In 2020, Taobao took out the competitive part of its 11.11 game and replaced it with a more cooperative game “pet cat raising”. Every consumer started with their own pet cat and fed their cats with “Meow Coins”. In order to get more coins, consumers are required to do tasks such as viewing store pages, searching for certain products and inviting their friends. The game was a huge hit, on October 21st, the day the game was launched, it has already reached more than 100 million active users, a number larger than Honor of Kings (one of the most famous mobile games among Chinese customers). One gamer was so proud of his cat, he rented a public advertising space to showcase his virtual cat.

Pet Cat Raising game

Source: Taobao, Pet Cat Raising game

How gamification drives sales

E-commerce gamification in China comes in various forms, but the main functions and goals are almost the same. All of them have the purposes to reach more consumers, to have them spend more time in the store and do more purchases, and they reach these goals by using the following functions.

The sharing function helps activate more users

Consumers need an initial trigger to join the game. This trigger is usually able to build a bond between consumers’ interest or emotion and the game. In the pet raising game, many people are naturally in favor of cute cats, and that makes them join the game at the beginning. Later on, consumers would want to get “coins”, which leads them share the game with their friends.

People sharing the games

Source: WeChat, People sharing the games in WeChat groups

The task-completing function helps increase consumers’ time spent along with conversion rate

After consumers are already in the game, they need to “upgrade” or “raise” their pet cat by completing tasks. These tasks are viewing the pages of discounted products for more than 15 seconds, searching for certain products (which are often recommended products based on user portraits from big data), or participating in other games on Taobao.  This process exposes consumers to more products than they would normally search for.

Moreover, the mini games in Chinese e-commerce are usually separated into different stages or levels. When consumers finished one stage, they are more likely to continue on to the next stage. The more tasks they finish, the higher their sunk costs and the higher possibility that they will not give it up.

The reward function helps build positive feedback

The e-commerce games incentivize consumers with rewards. These rewards are usually cash, discounts and coupons which directly lead to purchases. Psychologically, these rewards provide consumers with a positive feedback and, if they’re really into it, a sense of accomplishment. Therefore, they are even more inclined to keep going on with the games and achieve more rewards.

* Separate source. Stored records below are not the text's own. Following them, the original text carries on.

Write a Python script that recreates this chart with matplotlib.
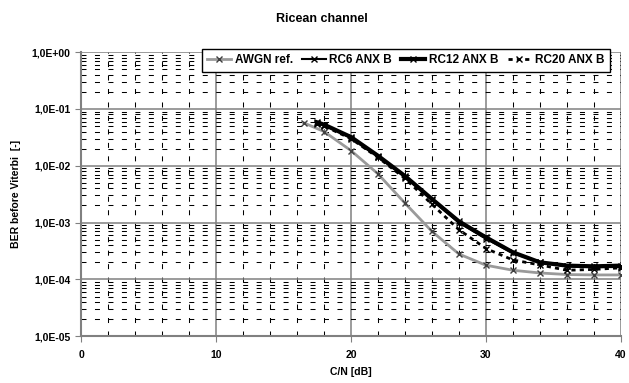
"""Ricean channel BER curves, Excel style."""

import matplotlib

matplotlib.use("Agg")
import matplotlib.pyplot as plt
from matplotlib.ticker import FixedLocator, NullFormatter

plt.rcParams["font.family"] = ["Liberation Sans", "DejaVu Sans"]
plt.rcParams["font.weight"] = "bold"
plt.rcParams["lines.scale_dashes"] = False

# C/N [dB] and BER values
awgn_cn = [16.5, 18, 20, 22, 24, 26, 28, 30, 32, 34, 36, 38, 40]
awgn_ber = [5.7e-2, 4.0e-2, 1.85e-2, 7.2e-3, 2.2e-3, 7.0e-4, 2.8e-4,
            1.78e-4, 1.45e-4, 1.3e-4, 1.22e-4, 1.2e-4, 1.2e-4]

rc_cn = [17.5, 18, 20, 22, 24, 26, 28, 30, 32, 34, 36, 38, 40]
rc6_ber = [5.6e-2, 5.2e-2, 3.1e-2, 1.45e-2, 6.4e-3, 2.5e-3, 1.0e-3,
           5.2e-4, 2.9e-4, 2.0e-4, 1.7e-4, 1.65e-4, 1.65e-4]
rc12_ber = [5.8e-2, 5.3e-2, 3.2e-2, 1.5e-2, 6.6e-3, 2.6e-3, 1.05e-3,
            5.5e-4, 3.0e-4, 2.0e-4, 1.75e-4, 1.7e-4, 1.75e-4]
rc20_ber = [5.4e-2, 5.0e-2, 3.0e-2, 1.4e-2, 6.0e-3, 2.1e-3, 7.5e-4,
            3.5e-4, 2.2e-4, 1.8e-4, 1.45e-4, 1.5e-4, 1.6e-4]

x_ticks = [0, 10, 20, 30, 40]
y_ticks = [1e-5, 1e-4, 1e-3, 1e-2, 1e-1, 1e0]
y_labels = ["1,0E-05", "1,0E-04", "1,0E-03", "1,0E-02", "1,0E-01", "1,0E+00"]

figure = plt.figure(figsize=(6.29, 3.83), dpi=100)
axis = figure.add_axes([0.129, 0.122, 0.858, 0.742])

axis.set_yscale("log")
axis.set_xlim(0, 40)
axis.set_ylim(1e-5, 1)

axis.xaxis.set_major_locator(FixedLocator(x_ticks))
axis.xaxis.set_minor_locator(FixedLocator([v for v in range(0, 41, 2) if v % 10]))
axis.yaxis.set_major_locator(FixedLocator(y_ticks))
axis.yaxis.set_minor_locator(
    FixedLocator([m * 10.0 ** e for e in range(-5, 0) for m in range(2, 10)])
)
axis.yaxis.set_minor_formatter(NullFormatter())
axis.set_yticklabels(y_labels)

axis.grid(which="major", color="#808080", linewidth=1.1, linestyle="-")
axis.grid(which="minor", color="black", linewidth=0.75, linestyle=(0, (3.6, 6.1)))
axis.set_axisbelow(True)

for side in ("top", "right"):
    axis.spines[side].set_visible(False)
for side in ("left", "bottom"):
    axis.spines[side].set_color("#808080")
    axis.spines[side].set_linewidth(1.5)

axis.tick_params(which="major", direction="out", length=4, color="#808080",
                 labelsize=7.5)
axis.tick_params(axis="x", which="major", pad=6)
axis.tick_params(which="minor", length=0)

axis.plot(awgn_cn, awgn_ber, color="#9a9a9a", linewidth=2, marker="x",
          markersize=5, markeredgecolor="#404040", markeredgewidth=1,
          label="AWGN ref.")
axis.plot(rc_cn, rc6_ber, color="black", linewidth=1.5, marker="x",
          markersize=5, markeredgewidth=1, label="RC6 ANX B")
axis.plot(rc_cn, rc12_ber, color="black", linewidth=3, marker="x",
          markersize=5, markeredgewidth=1, label="RC12 ANX B")
axis.plot(rc_cn, rc20_ber, color="black", linewidth=2, linestyle=(0, (3, 3)),
          marker="x", markersize=5, markeredgewidth=1, label="RC20 ANX B")

legend = axis.legend(loc="upper right", bbox_to_anchor=(0.99, 1.032), ncol=4,
                     frameon=True, fancybox=False, framealpha=1,
                     edgecolor="black", borderpad=0.45, handlelength=2.0,
                     handletextpad=0.3, columnspacing=0.8,
                     prop={"weight": "bold", "size": 8.5})
legend.get_frame().set_linewidth(1)

axis.set_xlabel("C/N [dB]", fontsize=7.5, fontweight="bold", labelpad=5)
axis.set_ylabel("BER before Viterbi  [-]", fontsize=7.5, fontweight="bold",
                labelpad=8)
figure.suptitle("Ricean channel", x=0.512, y=0.95, va="center", fontsize=9,
                fontweight="bold")

figure.savefig("out.png", dpi=100)
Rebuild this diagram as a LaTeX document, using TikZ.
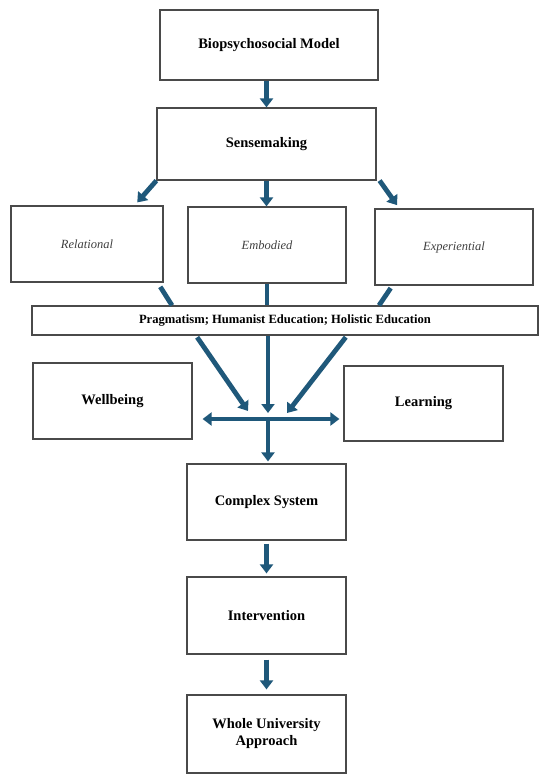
\documentclass[tikz,border=0pt]{standalone}
\usepackage{fontspec}
\setmainfont{Liberation Serif}
\usepackage{tikz}
\usetikzlibrary{arrows.meta}
\definecolor{arrowblue}{HTML}{1F587A}
\definecolor{boxgrey}{HTML}{4A4A4A}

\begin{document}
\begin{tikzpicture}[x=1pt,y=-1pt]
		\useasboundingbox (0,0) rectangle (550,784);
		\begin{scope}[every node/.style={rectangle,draw=boxgrey,line width=1.2pt,align=center,
				minimum width=159pt, minimum height=76pt, inner sep=2pt,
				font=\fontsize{14.5}{17}\selectfont\bfseries}]
			\node (BM) at (269,45) [minimum width=218pt, minimum height=70pt] {Biopsychosocial Model};
			\node (SM) at (266.5,144) [minimum width=219pt, minimum height=72pt] {Sensemaking};
			\node (RE) at (87,244) [minimum width=152pt, font=\fontsize{12.5}{15}\selectfont\itshape, text=black!75] {Relational};
			\node (EM) at (267,245) [minimum width=158pt, font=\fontsize{12.5}{15}\selectfont\itshape, text=black!75] {Embodied};
			\node (EX) at (454,247) [minimum width=158pt, font=\fontsize{12.5}{15}\selectfont\itshape, text=black!75] {Experiential};
			\node (PH) at (285,320.5) [minimum width=506pt, minimum height=29pt, font=\fontsize{12.6}{15}\selectfont\bfseries] {Pragmatism; Humanist Education; Holistic Education};
			\node (WB) at (112.5,401) {Wellbeing};
			\node (LE) at (423.5,403.5) [minimum height=75pt] {Learning};
			\node (CS) at (266.5,502) {Complex System};
			\node (IN) at (266.5,615.5) [minimum height=77pt] {Intervention};
			\node (WU) at (266.5,734) [minimum height=78pt] {Whole University\\Approach};
		\end{scope}
		
		\coordinate (JN) at (268,419);
		
		\tikzstyle{arrow} = [line width=4.8pt,-{Triangle[width=13pt,length=9pt]},color=arrowblue]
		\tikzstyle{feed} = [line width=4.8pt,color=arrowblue]
		
		\draw [arrow] (BM.south -| SM.north) -- (SM.north);
		\draw [arrow,shorten >=4pt] (SM.south west) -- ([xshift=-29pt]RE.north east);
		\draw [arrow] (SM.south) -- (SM.south |- EM.north);
		\draw [arrow,shorten >=4pt] ([xshift=3pt]SM.south east) -- ([xshift=25pt]EX.north west);
		
		\draw [feed,shorten <=5pt] ([xshift=-6pt]RE.south east) -- ([xshift=-113pt]PH.north);
		\draw [feed] (EM.south) -- (EM.south |- PH.north);
		\draw [feed,shorten <=3pt] ([xshift=18pt]EX.south west) -- ([xshift=94pt]PH.north);
		
		\draw [arrow,shorten <=2pt] ([xshift=-89pt]PH.south) -- ([shift={(-20pt,8pt)}]JN);
		\draw [arrow] (PH.south -| JN) -- ([yshift=6pt]JN);
		\draw [arrow,shorten <=2pt] ([xshift=62pt]PH.south) -- ([shift={(19pt,6pt)}]JN);
		
		\draw [arrow,{Triangle[width=13pt,length=9pt]}-{Triangle[width=13pt,length=9pt]},shorten <=10pt,shorten >=4pt] (WB.east |- JN) -- (LE.west |- JN);
		\draw [arrow,shorten >=2pt] (JN) -- (JN |- CS.north);
		
		\draw [arrow,shorten <=3pt,shorten >=3pt] (CS.south) -- (IN.north);
		\draw [arrow,shorten <=5pt,shorten >=5pt] (IN.south) -- (WU.north);
		
	\end{tikzpicture}
\end{document}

Where E-commerce gamification in China falls short

However, mini games in Chinese e-commerce have also received some criticism. Those who don’t participate in those games are annoyed or harassed by the constant invitations to join. They Some have gone online to  complain constantly getting messages and invitations from peers. Second, these games take considerable too time and energy, but participants don’t feel they receive enough rewards to justify the time spent. For instance, some people spent their whole day on the game only to receive ten RMB. Third, some participant became so competitive that they even started to pay money just to win the game, and they ended up losing more money than they won. If entertainment is the primary approach, then the discounts can be seen as a cherry on top. But if consumers are expecting discounts, then the game would not be worth it to them.